It’s 2016 And Crazy Frog Is Skyrocketing On YouTube [Updated]

It’s 2016 And Crazy Frog Is Skyrocketing On YouTube [Updated]

A mounting body of evidence from this colossally sickening year suggests we are living in the end-times. For the sceptics, the wilfully naive, the hopeful souls holding out for a better tomorrow, may I present the return of Crazy Frog.

Let us set the scene.

On YouTube, statistics like engagement over time, watch time and audience demographics are – in most cases – only available to the uploader. Verified channels, however, often provide some basic stats to all users. Many of these channels are controlled by Vevo, the video hosting service owned by Universal Music Group, Sony Music Entertainment and partially owned by YouTube parent Google. In short, any song you’ve ever seen on TV or heard on the radio in the past eight years is somewhere on YouTube under Vevo’s auspices, with its views over time for all to see.

Digging through some of the most egregious songs of my adolescence I noticed an alarming trend: Nü metal seemed to be coming back, rising in popularity over the past year or two. Just look at these view graphs, arching ever upward to their early 2000s glory days.

It’s 2016 And Crazy Frog Is Skyrocketing On YouTube [Updated]

The pattern held true from many of the genre’s worst offenders. Chevelle, POD, Slipknot, Mudvayne, Papa Roach and Limp Bizkit all showed significant growth lately. But that’s the trouble with a limited data set. As it turns out, people just watch more stuff on YouTube in general now – or at least that explains the familiar upward slope that greeted me on the statistics section of every Vevo page. Widespread broadband internet, reliable Wi-Fi and YouTube’s relentless expansion into new territories – not a nostalgic return to chugging guitar riffs, spiked bracelets and a reductive view of mental health – was at play.

It’s 2016 And Crazy Frog Is Skyrocketing On YouTube [Updated]

Nearly every somewhat popular song I could think of from the early- and mid-2000s showed a similar trajectory, regardless of genre. Even the sluggish views on J.Lo’s “I’m Real” were on the climb. All except one.

Since late 2015, Crazy Frog’s “Axel F” – the ringtone marketed by Jamster which improbably reached #1 on pop charts across much of Europe in 2005 – saw absolutely meteoric growth.

It’s 2016 And Crazy Frog Is Skyrocketing On YouTube [Updated]

What’s going on here? What happened that cause a renewed interest in this awful, awful thing? And can we all agree to stop doing it?

Update 3:58AM AEDT: A number of Gizmodo readers tweeted and emailed — many apologetically — with their hypotheses on the stunning return of Crazy Frog.

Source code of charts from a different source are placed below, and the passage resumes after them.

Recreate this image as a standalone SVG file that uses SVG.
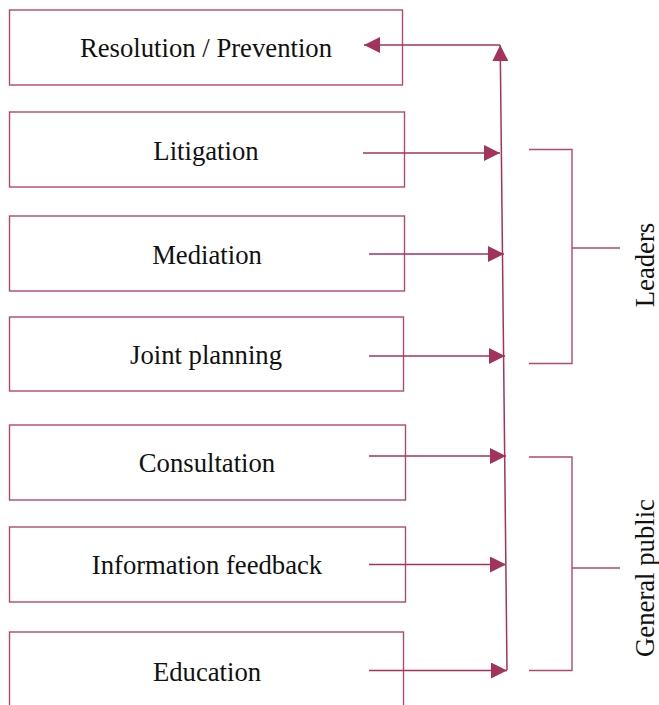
<svg xmlns="http://www.w3.org/2000/svg" width="659" height="705" viewBox="0 0 659 705">
<style>
.box{fill:#fff;stroke:#b04a72;stroke-width:1.4}
.lbl{font-family:"Liberation Serif","Times New Roman",serif;font-size:26.7px;fill:#111;text-anchor:middle}
.con{fill:none;stroke:#a3335d;stroke-width:1.5}
.brk{fill:none;stroke:#b04a72;stroke-width:1.4}
</style>
<defs>
<marker id="ah" viewBox="0 0 16 16" refX="16" refY="8" markerWidth="16" markerHeight="16" markerUnits="userSpaceOnUse" orient="auto">
<path d="M0,0 L16,8 L0,16 z" fill="#a3335d"/>
</marker>
</defs>
<rect width="659" height="705" fill="#fff"/>
<g id="resolution"><rect class="box" x="9.5" y="10" width="393" height="75"/><text class="lbl" x="206" y="57">Resolution / Prevention</text></g>
<g id="litigation"><rect class="box" x="9.5" y="112" width="395" height="75"/><text class="lbl" x="206" y="160">Litigation</text></g>
<g id="mediation"><rect class="box" x="9.5" y="216" width="395" height="75"/><text class="lbl" x="207" y="264">Mediation</text></g>
<g id="joint-planning"><rect class="box" x="9.5" y="317" width="394" height="74"/><text class="lbl" x="206" y="364">Joint planning</text></g>
<g id="consultation"><rect class="box" x="9.5" y="425" width="396" height="75"/><text class="lbl" x="207" y="472">Consultation</text></g>
<g id="information-feedback"><rect class="box" x="9.5" y="527" width="396" height="75"/><text class="lbl" x="207" y="574">Information feedback</text></g>
<g id="education"><rect class="box" x="9.5" y="632" width="394" height="90"/><text class="lbl" x="207" y="681">Education</text></g>
<g id="leaders"><path class="brk" d="M529,149.5 H572 V363.5 H529 M572,248 H620"/><text class="lbl" transform="translate(654,265) rotate(-90)">Leaders</text></g>
<g id="general-public"><path class="brk" d="M529,457 H572 V670.5 H529 M572,568 H620"/><text class="lbl" transform="translate(654,578) rotate(-90)">General public</text></g>
<g id="connectors">
<line class="con" x1="507" y1="670" x2="500.2" y2="45" marker-end="url(#ah)"/>
<line class="con" x1="500" y1="45" x2="364" y2="45" marker-end="url(#ah)"/>
<line class="con" x1="363" y1="153" x2="500" y2="153" marker-end="url(#ah)"/>
<line class="con" x1="369" y1="254" x2="504" y2="254" marker-end="url(#ah)"/>
<line class="con" x1="369" y1="356" x2="505" y2="356" marker-end="url(#ah)"/>
<line class="con" x1="369" y1="456" x2="506" y2="456" marker-end="url(#ah)"/>
<line class="con" x1="369" y1="564.5" x2="506" y2="564.5" marker-end="url(#ah)"/>
<line class="con" x1="369" y1="670.5" x2="507" y2="670.5" marker-end="url(#ah)"/>
</g>
</svg>
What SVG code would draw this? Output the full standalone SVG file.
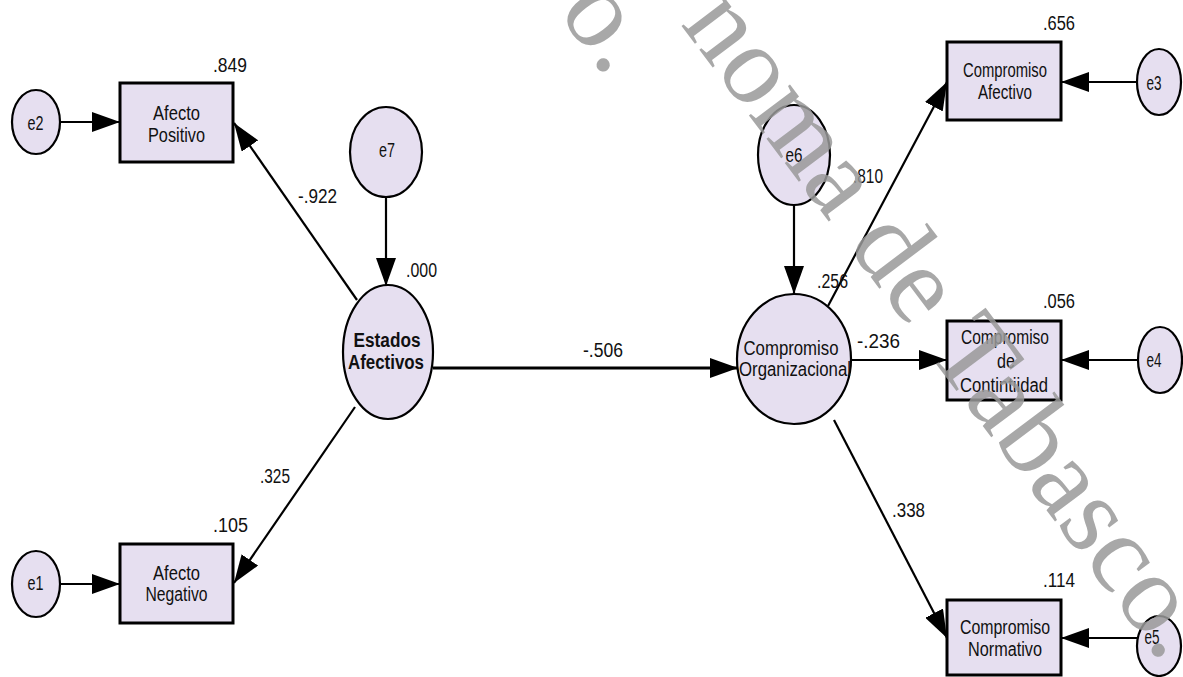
<svg xmlns="http://www.w3.org/2000/svg" width="1183" height="677" viewBox="0 0 1183 677">
<defs>
<style>
.node{fill:#e6dff0;stroke:#000;stroke-width:2.2}
.box{fill:#e6dff0;stroke:#000;stroke-width:3}
.lbl{font-family:"Liberation Sans",Arial,sans-serif;font-size:19.5px;fill:#111;text-anchor:middle}
.bold{font-weight:bold}
.num{font-family:"Liberation Sans",Arial,sans-serif;font-size:20px;fill:#111}
.con{stroke:#000;stroke-width:2.2;fill:none;marker-end:url(#ah)}
.wm{font-family:"Liberation Serif","Times New Roman",serif;font-size:112px;fill:#999;fill-opacity:0.85}
</style>
<marker id="ah" markerUnits="userSpaceOnUse" markerWidth="28" markerHeight="20" refX="28" refY="10" orient="auto">
<path d="M0,0 L28,10 L0,20 z" fill="#000"/>
</marker>
</defs>
<rect width="1183" height="677" fill="#fff"/>

<g id="connectors">
<line class="con" x1="60" y1="122" x2="120" y2="122"/>
<line class="con" x1="60" y1="584" x2="120" y2="584"/>
<line class="con" x1="386" y1="197" x2="386" y2="286"/>
<line class="con" x1="357" y1="300" x2="234" y2="123"/>
<line class="con" x1="355" y1="407" x2="234" y2="583"/>
<line class="con" x1="433" y1="368" x2="738" y2="368" style="stroke-width:3"/>
<line class="con" x1="794" y1="205" x2="794" y2="294"/>
<line class="con" x1="828" y1="306" x2="947" y2="82"/>
<line class="con" x1="852" y1="360" x2="947" y2="360"/>
<line class="con" x1="834" y1="420" x2="947" y2="638"/>
<line class="con" x1="1137" y1="82" x2="1061" y2="82"/>
<line class="con" x1="1138" y1="360" x2="1061" y2="360"/>
<line class="con" x1="1137" y1="638" x2="1061" y2="638"/>
</g>

<g id="labels">
<text class="num" x="213" y="72" textLength="34" lengthAdjust="spacingAndGlyphs">.849</text>
<text class="num" x="298" y="203" textLength="39" lengthAdjust="spacingAndGlyphs">-.922</text>
<text class="num" x="406" y="277" textLength="31" lengthAdjust="spacingAndGlyphs">.000</text>
<text class="num" x="260" y="483" textLength="30" lengthAdjust="spacingAndGlyphs">.325</text>
<text class="num" x="213" y="532" textLength="35" lengthAdjust="spacingAndGlyphs">.105</text>
<text class="num" x="583" y="357" textLength="40" lengthAdjust="spacingAndGlyphs">-.506</text>
<text class="num" x="1043" y="30" textLength="32" lengthAdjust="spacingAndGlyphs">.656</text>
<text class="num" x="853" y="183" textLength="30" lengthAdjust="spacingAndGlyphs">.810</text>
<text class="num" x="817" y="288" textLength="31" lengthAdjust="spacingAndGlyphs">.256</text>
<text class="num" x="857" y="348" textLength="43" lengthAdjust="spacingAndGlyphs">-.236</text>
<text class="num" x="1043" y="308" textLength="32" lengthAdjust="spacingAndGlyphs">.056</text>
<text class="num" x="892" y="517" textLength="33" lengthAdjust="spacingAndGlyphs">.338</text>
<text class="num" x="1043" y="587" textLength="32" lengthAdjust="spacingAndGlyphs">.114</text>
</g>

<g id="e2"><ellipse class="node" cx="36" cy="122" rx="24" ry="32"/><text class="lbl" x="35.5" y="130" textLength="16" lengthAdjust="spacingAndGlyphs">e2</text></g>
<g id="e1"><ellipse class="node" cx="36" cy="584" rx="24" ry="33"/><text class="lbl" x="35.5" y="590" textLength="16" lengthAdjust="spacingAndGlyphs">e1</text></g>
<g id="e7"><ellipse class="node" cx="386" cy="152" rx="36" ry="45"/><text class="lbl" x="387" y="157" textLength="16" lengthAdjust="spacingAndGlyphs">e7</text></g>
<g id="e6"><ellipse class="node" cx="794" cy="155" rx="36" ry="50"/><text class="lbl" x="794" y="162" textLength="17" lengthAdjust="spacingAndGlyphs">e6</text></g>
<g id="e3"><ellipse class="node" cx="1159" cy="82" rx="22" ry="33"/><text class="lbl" x="1154" y="90" textLength="15" lengthAdjust="spacingAndGlyphs">e3</text></g>
<g id="e4"><ellipse class="node" cx="1160" cy="360" rx="22" ry="33"/><text class="lbl" x="1154" y="367" textLength="15" lengthAdjust="spacingAndGlyphs">e4</text></g>
<g id="e5"><ellipse class="node" cx="1159" cy="646" rx="22" ry="30"/><text class="lbl" x="1152" y="644" textLength="15" lengthAdjust="spacingAndGlyphs">e5</text></g>

<g id="afecto-positivo"><rect class="box" x="120" y="83" width="113" height="79"/>
<text class="lbl" x="176.5" y="120" textLength="47" lengthAdjust="spacingAndGlyphs">Afecto</text>
<text class="lbl" x="176.5" y="142" textLength="57" lengthAdjust="spacingAndGlyphs">Positivo</text></g>

<g id="afecto-negativo"><rect class="box" x="120" y="544" width="113" height="79"/>
<text class="lbl" x="176.5" y="580" textLength="47" lengthAdjust="spacingAndGlyphs">Afecto</text>
<text class="lbl" x="176.5" y="601" textLength="62" lengthAdjust="spacingAndGlyphs">Negativo</text></g>

<g id="estados-afectivos"><ellipse class="node" cx="388" cy="352" rx="45" ry="67"/>
<text class="lbl bold" x="387" y="347" textLength="67" lengthAdjust="spacingAndGlyphs">Estados</text>
<text class="lbl bold" x="386" y="369" textLength="76" lengthAdjust="spacingAndGlyphs">Afectivos</text></g>

<g id="compromiso-organizacional"><ellipse class="node" cx="794" cy="359" rx="57" ry="65"/>
<text class="lbl" x="791" y="355" textLength="95" lengthAdjust="spacingAndGlyphs">Compromiso</text>
<text class="lbl" x="795" y="376" textLength="112" lengthAdjust="spacingAndGlyphs">Organizacional</text></g>

<g id="compromiso-afectivo"><rect class="box" x="947" y="42" width="114" height="78"/>
<text class="lbl" x="1005" y="77" textLength="84" lengthAdjust="spacingAndGlyphs">Compromiso</text>
<text class="lbl" x="1005" y="99" textLength="54" lengthAdjust="spacingAndGlyphs">Afectivo</text></g>

<g id="compromiso-continuidad"><rect class="box" x="947" y="321" width="114" height="79"/>
<text class="lbl" x="1005" y="344" textLength="88" lengthAdjust="spacingAndGlyphs">Compromiso</text>
<text class="lbl" x="1006" y="368" textLength="18" lengthAdjust="spacingAndGlyphs">de</text>
<text class="lbl" x="1004" y="392" textLength="88" lengthAdjust="spacingAndGlyphs">Contintiidad</text></g>

<g id="compromiso-normativo"><rect class="box" x="947" y="600" width="114" height="75"/>
<text class="lbl" x="1005" y="634" textLength="90" lengthAdjust="spacingAndGlyphs">Compromiso</text>
<text class="lbl" x="1005" y="656" textLength="74" lengthAdjust="spacingAndGlyphs">Normativo</text></g>

<g id="watermark">
<text class="wm" transform="translate(557,12) rotate(53)">o.</text>
<text class="wm" transform="translate(680,24) rotate(53)">noma de Tabasco.</text>
</g>
</svg>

Ricky Villacrez pointed to a bizarre Vocaloid cover which itself was a remix of the infamous Crazy Frog Bros lip sync. A Tumblr post was proposed as a culprit by another reader. Lord Matthew squarely placed blame for Crazy Frog’s comeback on a mashup video which replaced the “ding ding” of “Axel F” with Trump’s infantile “bing bong” soundbite.

One email described a school prank phenomenon of “frogging” people who left their laptops unlocked which apparently got out of hand and spread to neighboring districts. Evidence of this behavior remains hazy, though the reader responsible apologised profusely for his involvement.

By far the most frequent and plausible explanation came from parents. “Axel F” is, after all, catchy, inoffensive and the video features a friendly cartoon frog. It’s catnip for their kids — and just like so much other colourful nonsense, it apparently shows up frequently on the YouTube Kids App, which launched in late February 2015. What explains the gap between the Kids App’s creation and Crazy Frog’s renaissance many months later remains to be seen.

Ed’s Note: The Crazy Frog video from which the statistics were taken is currently not available, so we have embedded an alternate upload of the song. However, the statistics of the embedded video similarly show a recent rise in popularity, because when it rains, it pours.